Anchored keys - scaling up a cluster without transferring values

Background

For background, the preferred way to scale up the storage capacity of a Infinispan cluster is to use distributed caches. A distributed cache stores each key/value pair on num-owners nodes, and each node can compute the location of a key (aka the key owners) directly.

Infinispan achieves this by statically mapping cache keys to num-segments consistent hash segments, and then dynamically mapping segments to nodes based on the cache’s topology (roughly the current plus the historical membership of the cache). Whenever a new node joins the cluster, the cache is rebalanced, and the new node replaces an existing node as the owner of some segments. The key/value pairs in those segments are copied to the new node and removed from the no-longer-owner node via state transfer.

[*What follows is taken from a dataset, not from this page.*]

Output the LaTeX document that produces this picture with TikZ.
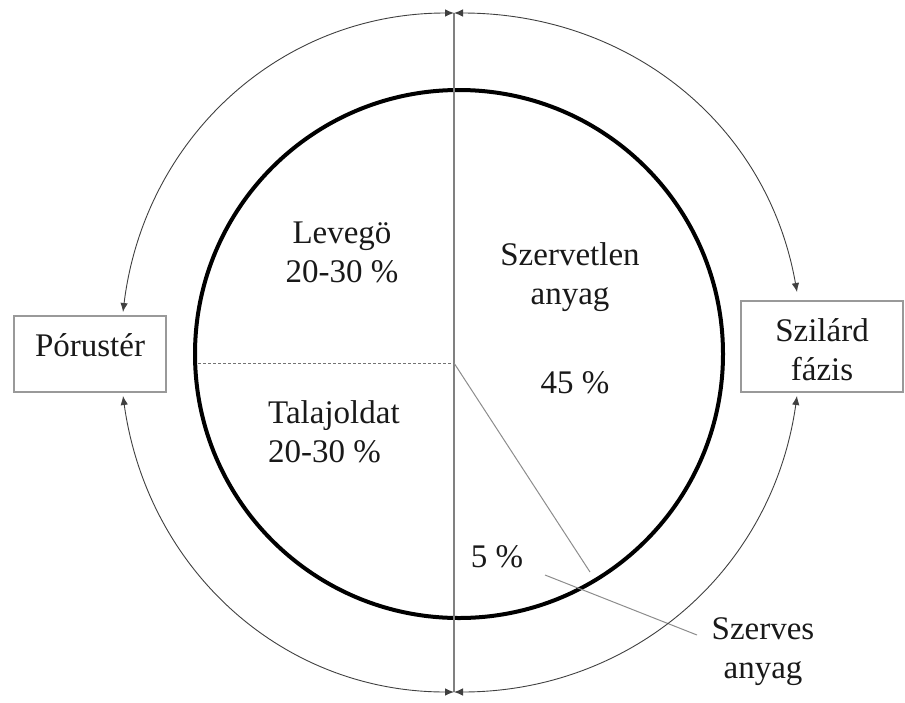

Because the allocation of segments to nodes is based on random UUIDs generated at start time, it is common (though less so after ISPN-11679 ), for segments to also move from one old node to another old node.

Architecture

The basic idea is to skip the static mapping of keys to segments and to map keys directly to nodes.

When a key/value pair is inserted into the cache, the newest member becomes the anchor owner of that key, and the only node storing the actual value. In order to make the anchor location available without an extra remote lookup, all the other nodes store a reference to the anchor owner.

That way, when another node joins, it only needs to receive the location information from the existing nodes, and values can stay on the anchor owner, minimizing the amount of traffic.

Limitations

Only one node can be added at a time

An external actor (e.g. a Kubernetes/OpenShift operator, or a human administrator) must monitor the load on the current nodes, and add a new node whenever the newest node is close to "full".

Because the anchor owner information is replicated on all the nodes, and values are never moved off a node, the memory usage of each node will keep growing as new entries and nodes are added.
There is no redundancy

Every value is stored on a single node. When a node crashes or even stops gracefully, the values stored on that node are lost.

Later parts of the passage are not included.